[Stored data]

━━━━━━━━

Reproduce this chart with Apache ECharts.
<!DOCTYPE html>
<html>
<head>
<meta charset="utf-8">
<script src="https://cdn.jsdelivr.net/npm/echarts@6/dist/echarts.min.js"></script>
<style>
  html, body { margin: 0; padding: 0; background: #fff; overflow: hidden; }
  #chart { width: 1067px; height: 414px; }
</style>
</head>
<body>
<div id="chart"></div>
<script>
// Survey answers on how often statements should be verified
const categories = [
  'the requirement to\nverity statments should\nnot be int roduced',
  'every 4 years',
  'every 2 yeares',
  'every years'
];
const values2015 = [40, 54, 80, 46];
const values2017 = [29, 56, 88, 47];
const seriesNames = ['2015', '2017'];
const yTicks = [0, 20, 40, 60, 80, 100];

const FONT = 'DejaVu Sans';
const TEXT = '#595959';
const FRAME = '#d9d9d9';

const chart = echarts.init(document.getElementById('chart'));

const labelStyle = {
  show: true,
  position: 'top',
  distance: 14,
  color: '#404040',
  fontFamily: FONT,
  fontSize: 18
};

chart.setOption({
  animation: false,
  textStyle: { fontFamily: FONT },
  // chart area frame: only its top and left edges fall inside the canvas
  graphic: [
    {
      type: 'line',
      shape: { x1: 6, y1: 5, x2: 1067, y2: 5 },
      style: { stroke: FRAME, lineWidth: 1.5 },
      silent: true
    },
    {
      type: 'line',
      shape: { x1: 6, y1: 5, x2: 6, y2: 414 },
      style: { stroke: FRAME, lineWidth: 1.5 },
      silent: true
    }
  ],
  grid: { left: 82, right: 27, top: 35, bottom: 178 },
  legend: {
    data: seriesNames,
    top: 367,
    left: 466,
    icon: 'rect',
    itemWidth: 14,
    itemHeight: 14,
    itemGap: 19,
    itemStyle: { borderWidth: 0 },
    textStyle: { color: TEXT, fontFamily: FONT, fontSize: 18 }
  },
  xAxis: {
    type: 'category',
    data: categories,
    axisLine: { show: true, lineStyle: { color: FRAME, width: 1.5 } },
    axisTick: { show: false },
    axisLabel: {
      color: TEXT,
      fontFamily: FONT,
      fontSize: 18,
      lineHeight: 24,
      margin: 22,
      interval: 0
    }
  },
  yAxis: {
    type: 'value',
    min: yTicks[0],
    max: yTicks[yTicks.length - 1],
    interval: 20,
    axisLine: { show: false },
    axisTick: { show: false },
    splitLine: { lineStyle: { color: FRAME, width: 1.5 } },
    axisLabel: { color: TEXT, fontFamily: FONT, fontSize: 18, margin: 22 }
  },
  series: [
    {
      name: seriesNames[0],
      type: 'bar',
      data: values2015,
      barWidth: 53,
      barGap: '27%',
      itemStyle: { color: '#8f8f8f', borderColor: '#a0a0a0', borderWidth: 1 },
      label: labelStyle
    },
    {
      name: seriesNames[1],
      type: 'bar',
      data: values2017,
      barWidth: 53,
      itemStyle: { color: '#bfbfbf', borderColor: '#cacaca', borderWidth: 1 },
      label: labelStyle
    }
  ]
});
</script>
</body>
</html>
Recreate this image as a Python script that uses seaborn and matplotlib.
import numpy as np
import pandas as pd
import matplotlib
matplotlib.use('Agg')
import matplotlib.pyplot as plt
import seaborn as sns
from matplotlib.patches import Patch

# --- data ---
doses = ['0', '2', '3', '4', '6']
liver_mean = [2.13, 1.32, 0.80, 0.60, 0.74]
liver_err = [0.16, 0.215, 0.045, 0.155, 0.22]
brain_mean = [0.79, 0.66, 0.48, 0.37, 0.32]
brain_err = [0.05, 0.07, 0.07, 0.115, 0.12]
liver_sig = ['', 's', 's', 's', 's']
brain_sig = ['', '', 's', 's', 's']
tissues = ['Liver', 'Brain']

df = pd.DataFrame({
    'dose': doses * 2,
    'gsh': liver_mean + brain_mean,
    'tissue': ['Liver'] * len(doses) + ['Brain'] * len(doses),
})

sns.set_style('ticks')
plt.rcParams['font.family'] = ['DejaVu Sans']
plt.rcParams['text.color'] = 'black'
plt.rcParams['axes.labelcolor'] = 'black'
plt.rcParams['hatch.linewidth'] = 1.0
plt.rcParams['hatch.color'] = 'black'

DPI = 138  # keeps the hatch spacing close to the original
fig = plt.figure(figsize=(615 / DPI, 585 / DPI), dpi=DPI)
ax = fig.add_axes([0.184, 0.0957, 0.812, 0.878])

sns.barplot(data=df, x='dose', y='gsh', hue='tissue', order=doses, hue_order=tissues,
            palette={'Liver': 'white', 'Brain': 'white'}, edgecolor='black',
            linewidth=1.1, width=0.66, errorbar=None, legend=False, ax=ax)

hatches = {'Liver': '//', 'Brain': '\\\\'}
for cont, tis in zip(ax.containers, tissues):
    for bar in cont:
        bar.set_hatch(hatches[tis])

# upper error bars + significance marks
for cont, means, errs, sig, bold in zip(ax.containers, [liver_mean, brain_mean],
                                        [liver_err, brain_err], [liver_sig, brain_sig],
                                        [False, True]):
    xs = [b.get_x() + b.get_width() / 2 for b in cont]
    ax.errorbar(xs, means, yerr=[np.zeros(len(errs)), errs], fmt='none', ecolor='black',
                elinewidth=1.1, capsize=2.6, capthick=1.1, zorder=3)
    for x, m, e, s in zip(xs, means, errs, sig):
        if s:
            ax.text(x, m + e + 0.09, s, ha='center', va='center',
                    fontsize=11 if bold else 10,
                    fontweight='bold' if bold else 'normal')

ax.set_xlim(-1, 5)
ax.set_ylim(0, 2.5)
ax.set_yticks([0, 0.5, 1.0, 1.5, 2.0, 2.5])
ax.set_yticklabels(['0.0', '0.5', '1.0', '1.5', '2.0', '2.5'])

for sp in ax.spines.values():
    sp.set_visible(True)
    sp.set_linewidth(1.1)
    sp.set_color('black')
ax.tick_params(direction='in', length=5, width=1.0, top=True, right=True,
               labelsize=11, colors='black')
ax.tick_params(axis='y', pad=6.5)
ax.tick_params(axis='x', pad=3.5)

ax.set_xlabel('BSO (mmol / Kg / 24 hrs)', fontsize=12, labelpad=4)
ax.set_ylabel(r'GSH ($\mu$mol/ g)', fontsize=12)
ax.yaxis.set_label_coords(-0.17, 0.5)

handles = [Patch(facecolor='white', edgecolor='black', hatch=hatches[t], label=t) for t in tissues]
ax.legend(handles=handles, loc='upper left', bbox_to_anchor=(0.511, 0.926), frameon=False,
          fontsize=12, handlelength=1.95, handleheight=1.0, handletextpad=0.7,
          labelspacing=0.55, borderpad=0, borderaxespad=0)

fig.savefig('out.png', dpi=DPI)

━━━━━━━━

Aim of the exercise:
Among the lines above, find the one with "Recreate this image" and the one with "from matplotlib.patches import Patch". Quote both and everything between them, exactly.

Answer to this problem:
Recreate this image as a Python script that uses seaborn and matplotlib.
import numpy as np
import pandas as pd
import matplotlib
matplotlib.use('Agg')
import matplotlib.pyplot as plt
import seaborn as sns
from matplotlib.patches import Patch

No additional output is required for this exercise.